Amnesty International said in a statement on August 25 that it obtained reports about the use of force and threats of violence by Polish border guards when pushing the group back to Belarus.
“These people are fleeing a desperate situation in Afghanistan. By surrounding them with armed border guards, Poland is showing a callous response to their plight,” according to the London-based human rights watchdog.
Standoff On Belarus-Poland Border As Stance Hardens Toward ‘Weaponized’ Migrants
The stalemate on the Poland-Belarus border follows Lithuania's decision in early August to physically force migrants back into Belarus after more than 4,000 illegally entered that Baltic country from Belarus in the space of a few months in 2021.
Defense Minister Mariusz Blaszczak announced on August 23 that Poland would be erecting a fence along the border with Belarus and that troop numbers stationed to deal with the border influx would be doubled to 2,000.

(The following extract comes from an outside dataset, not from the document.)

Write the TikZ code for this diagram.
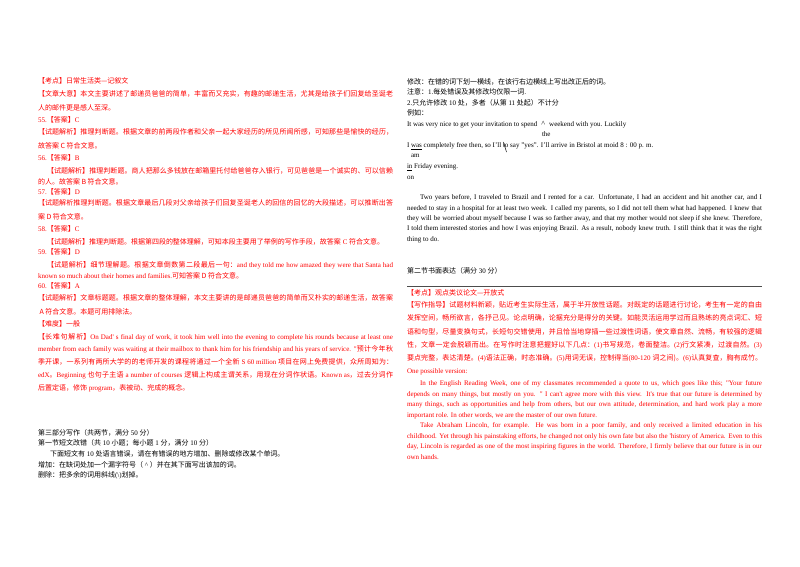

Polish Deputy Foreign Minister Marcin Przydacz told reporters that the group near Usnarz Gorny "are not refugees, they are economic migrants brought in by the Belarusian government.”
Polish Prime Minister Mateusz Morawiecki says accepting migrants entering from Belarus would be bowing to “blackmail” from Minsk. On August 24, Morawiecki told reporters that the stranded migrants are on Belarusian territory, adding that “If someone on the Belarusian side wants to apply for refugee status, please do so in Minsk.”
Polish and Belarusian border guards have been keeping the migrants trapped in a small area on the border, as both countries avoid responsibility for them.
Belarus has been accused of funneling migrants across the European Union borders, a claim Minsk denies.
Polish officials insist that the group of migrants will not be allowed into Poland, saying it would encourage further illegal migration and would play into the Belarusian government’s hands.
In recent months thousands of migrants, many from Iraq and Afghanistan, have illegally crossed from Belarus into Lithuania, Latvia, and Poland.
European officials condemned it as a "hybrid attack" by Belarus on the bloc in retaliation for EU sanctions over authoritarian ruler Alyaksandr Lukashenka’s crackdown on the country's pro-democracy movement following a disputed presidential election in August 2020.